Aus eigener Erfahrung kann ich sagen: „Da ist etwas wahres dran.“
Das Zitat stammt, soweit ich weiß, von Tyler Durden, der Hauptfigur aus dem Film Fight Club. Und er hat recht – zumindest, wenn man nicht gut aufpasst und bedenkt, dass Eigentum (neben gewissen Vorteilen) auch immer gewisse Verpflichtungen mit sich bringt.
Liebe Grüße
Rebecca
In der Partnerschaft ist es tatsächlich ein nie endender Kompromiss. Es sind ja am Ende immer noch zwei Menschen mit individuellen Bedürfnissen. Und wie du sagst, Finger weg von den Dingen anderer. Mit viel Geduld und entspanntem Vorleben konnte ich meinen Mann auch begeistern. Ich freue mich dann um so mehr, wenn er von sich aus Dinge aus dem Haus trägt. Und wenn er dann vorschlägt, etwas auszusortieren, das ich schon längst weggegeben hätte, könnte ich Luftsprünge machen (ich beherrsche mich natürlich, soll er ruhig denken, es wäre seine Idee 😉).
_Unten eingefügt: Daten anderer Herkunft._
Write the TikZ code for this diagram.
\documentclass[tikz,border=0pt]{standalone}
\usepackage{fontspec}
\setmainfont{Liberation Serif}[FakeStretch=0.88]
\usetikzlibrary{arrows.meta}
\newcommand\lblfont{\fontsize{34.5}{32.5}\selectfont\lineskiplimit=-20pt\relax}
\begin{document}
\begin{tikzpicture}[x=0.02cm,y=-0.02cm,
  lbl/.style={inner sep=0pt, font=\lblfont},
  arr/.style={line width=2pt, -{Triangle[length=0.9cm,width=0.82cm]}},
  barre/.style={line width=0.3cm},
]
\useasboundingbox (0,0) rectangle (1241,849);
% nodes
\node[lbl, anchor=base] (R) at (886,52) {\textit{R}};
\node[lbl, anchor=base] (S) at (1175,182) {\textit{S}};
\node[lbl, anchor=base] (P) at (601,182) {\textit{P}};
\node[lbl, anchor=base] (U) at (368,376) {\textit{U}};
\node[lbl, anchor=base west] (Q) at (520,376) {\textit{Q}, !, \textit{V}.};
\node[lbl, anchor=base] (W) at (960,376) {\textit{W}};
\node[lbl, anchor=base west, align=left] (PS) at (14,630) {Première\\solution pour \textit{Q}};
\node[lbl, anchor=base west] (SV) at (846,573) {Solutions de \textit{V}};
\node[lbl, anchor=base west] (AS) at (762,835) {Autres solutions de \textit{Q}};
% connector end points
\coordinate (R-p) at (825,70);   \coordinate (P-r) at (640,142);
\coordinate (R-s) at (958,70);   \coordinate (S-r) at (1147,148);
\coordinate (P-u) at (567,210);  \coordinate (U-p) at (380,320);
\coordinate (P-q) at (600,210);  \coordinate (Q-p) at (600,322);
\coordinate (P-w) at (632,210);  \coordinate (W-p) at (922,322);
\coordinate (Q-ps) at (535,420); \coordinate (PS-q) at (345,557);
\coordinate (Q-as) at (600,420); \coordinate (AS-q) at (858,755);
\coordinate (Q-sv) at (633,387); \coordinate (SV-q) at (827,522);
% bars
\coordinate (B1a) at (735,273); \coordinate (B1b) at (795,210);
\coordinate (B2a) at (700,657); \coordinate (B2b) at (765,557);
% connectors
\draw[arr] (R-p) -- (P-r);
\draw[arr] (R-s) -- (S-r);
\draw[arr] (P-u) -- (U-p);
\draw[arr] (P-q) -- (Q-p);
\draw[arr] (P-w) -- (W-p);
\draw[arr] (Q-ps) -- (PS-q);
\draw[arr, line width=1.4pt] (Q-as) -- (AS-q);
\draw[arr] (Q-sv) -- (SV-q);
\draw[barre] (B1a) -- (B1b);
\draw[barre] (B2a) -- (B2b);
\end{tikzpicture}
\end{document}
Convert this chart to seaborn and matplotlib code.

Dein zweiter Punkt ist auch eine Erkenntnis für mich. Es ist unglaublich, was man für einen großen Garten alles braucht 😲. Da bin ich aber auch gar nicht minimalistisch unterwegs, alles was Wurzeln hat, darf einziehen. Da nehmen wir sogar gerne die überzähligen Pflänzchen der Nachbarn und der Schwiegermama.
LG
Vanessa
Liebe Vanessa,
ich denke auch, dass man besser das selbst vorlebt, was einem wichtig ist. Andere Personen sollen dann selbst entscheiden, ob das auch etwas für sie wäre. Dein Mann scheint die Vorteile inzwischen ja auch erkannt zu haben 😉
Und bei Gartenpflanzen würde ich auch sagen, dass es ruhig ein bisschen mehr sein darf!
Liebe Grüße
Rebecca
Deine Blog-Beiträge zu lesen, motiviert mich immer wieder meinen Konsum zu hinterfragen 😍 Vor allem die Vergleiche mit anderen können gefährlich werden 🤕🤕.
Mich dann an meine Ziele zu erinnern, hilft mir hier ungemein ♥️
Liebe Alexia,
freut mich sehr zu lesen 🙂 Vergleiche Dich lieber mit Dir selbst vor einigen Monaten oder Jahren. Dann siehst Du, ob Du Deinen Zielen nähergekommen bist.